27. Tidal force are causing the Earth to transfer momentum to the Moon. The Earth's rotation rate slows, and the energy is added to the Moon's orbital velocity, causing it to move further away from the Earth. Of course, as the E-M distance increases, the tidal forces decrease. The Moon will probably enter a solar orbit before the Earth slows down to a tidal-lock.

28. FYI, Tidal forces vary in direct proportion to the mass, and as the inverse cube of the distance. The Sun (IIRC) is ~26.4 million times more massive than the Moon, but is 400 times further away.

26,400,000/(400^3) = 26,400,000/64,000,000 = .4125

So the tidal forces from the Sun are ~4/10 of those from the Moon.

29. The Moon will probably enter a solar orbit before the Earth slows down to a tidal-lock.
1) Technically, it already is in a solar orbit. Although, from an Earth-centric point of view it orbits the Earth, it's orbit is always concave to the Sun.
2) The Moon will never escape from the Earth - unless it gets outside help!
3) I remember reading that the Earth-Moon system will reach tidal lock in about 3-5 billion years, at which time, the "day" and "month" will be 55 of our current days long and the distance to the Moon will be around 350-400 million miles (560-640 million Km).

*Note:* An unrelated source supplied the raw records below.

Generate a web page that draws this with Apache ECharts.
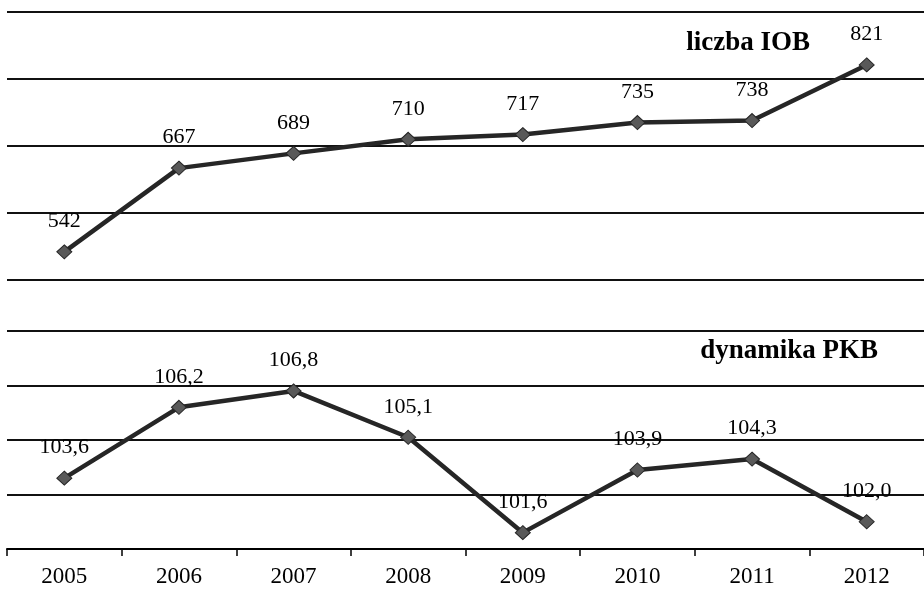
<!DOCTYPE html>
<html>
<head>
<meta charset="utf-8">
<script src="https://cdn.jsdelivr.net/npm/echarts@6/dist/echarts.min.js"></script>
<style>
html,body{margin:0;padding:0;background:#fff;}
#chart{width:924px;height:589px;}
</style>
</head>
<body>
<div id="chart"></div>
<script>
var years = ['2005','2006','2007','2008','2009','2010','2011','2012'];
var iobValues = [542, 667, 689, 710, 717, 735, 738, 821];
var pkbValues = [103.6, 106.2, 106.8, 105.1, 101.6, 103.9, 104.3, 102.0];
var iobTitle = 'liczba IOB';
var pkbTitle = 'dynamika PKB';

var FONT = '"Liberation Serif", "Times New Roman", serif';
var chart = echarts.init(document.getElementById('chart'), null, {renderer:'canvas'});

function fmtPL(v){ return v.toFixed(1).replace('.', ','); }

var option = {
  backgroundColor: '#ffffff',
  animation: false,
  title: [
    {text: iobTitle, right: 109, top: 25, textStyle:{fontFamily:FONT, fontSize:27, fontWeight:'bold', color:'#000'}},
    {text: pkbTitle, right: 41, top: 333, textStyle:{fontFamily:FONT, fontSize:27, fontWeight:'bold', color:'#000'}}
  ],
  grid: [
    {left: 7, right: -8, top: 12, height: 268},
    {left: 7, right: -8, top: 331, height: 218}
  ],
  xAxis: [
    {type:'category', gridIndex:0, data: years, show:false, boundaryGap:true},
    {type:'category', gridIndex:1, data: years, boundaryGap:true,
     axisLine:{show:true, lineStyle:{color:'#000', width:2}},
     axisTick:{show:true, length:7, lineStyle:{color:'#000', width:1.5}},
     axisLabel:{fontFamily:FONT, fontSize:23, color:'#000', margin:16}}
  ],
  yAxis: [
    {type:'value', gridIndex:0, min:500, max:900, interval:100,
     axisLine:{show:false}, axisTick:{show:false}, axisLabel:{show:false},
     splitLine:{show:true, lineStyle:{color:'#111', width:2}}},
    {type:'value', gridIndex:1, min:101, max:109, interval:2,
     axisLine:{show:false}, axisTick:{show:false}, axisLabel:{show:false},
     splitLine:{show:true, lineStyle:{color:'#111', width:2}}}
  ],
  series: [
    {type:'line', xAxisIndex:0, yAxisIndex:0, data: iobValues,
     symbol:'diamond', symbolSize:[15,14],
     lineStyle:{color:'#262626', width:4.5},
     itemStyle:{color:'#595959', borderColor:'#262626', borderWidth:1},
     label:{show:true, position:'top', distance:12, fontFamily:FONT, fontSize:22, color:'#000'}},
    {type:'line', xAxisIndex:1, yAxisIndex:1, data: pkbValues,
     symbol:'diamond', symbolSize:[15,14],
     lineStyle:{color:'#262626', width:4.5},
     itemStyle:{color:'#595959', borderColor:'#262626', borderWidth:1},
     label:{show:true, position:'top', distance:12, fontFamily:FONT, fontSize:22, color:'#000',
            formatter:function(p){ return fmtPL(p.value); }}}
  ]
};
chart.setOption(option);
</script>
</body>
</html>
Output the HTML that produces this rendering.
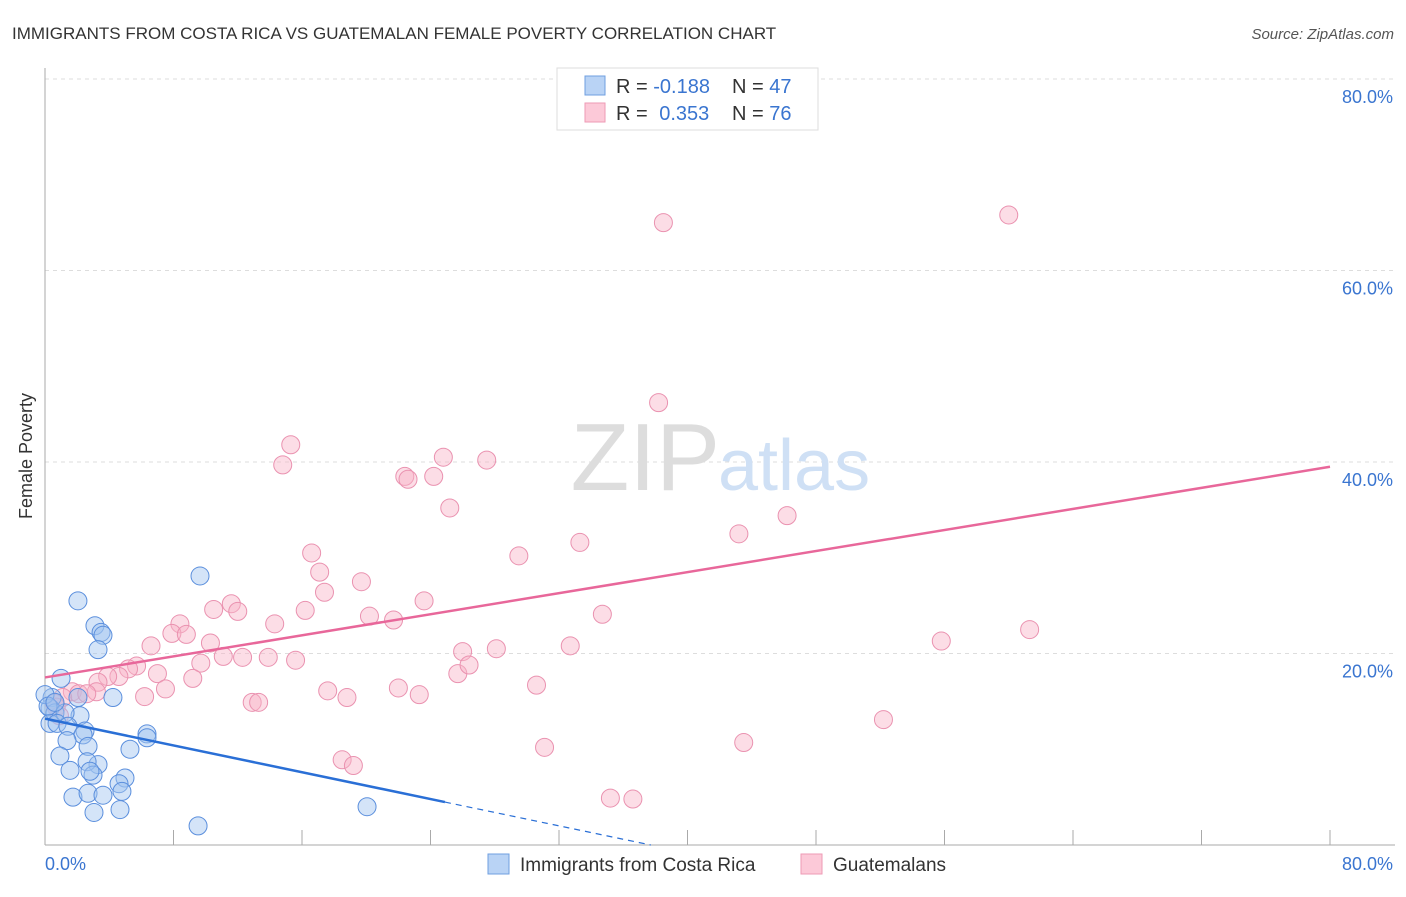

This assumes that the Sun doesn't become a red giant first, in which case, all bets are off!

30. Originally Posted by Kaptain K
3) I remember reading that the Earth-Moon system will reach tidal lock in about 3-5 billion years, at which time, the "day" and "month" will be 55 of our current days long and the distance to the Moon will be around 350-400 million miles (560-640 million Km). This assumes that the Sun doesn't become a red giant first, in which case, all bets are off!
My memory fails me sometimes too. the sun is only 93 million miles away on average. A moon at that distance would in fact be orbiting the sun past Jupiter.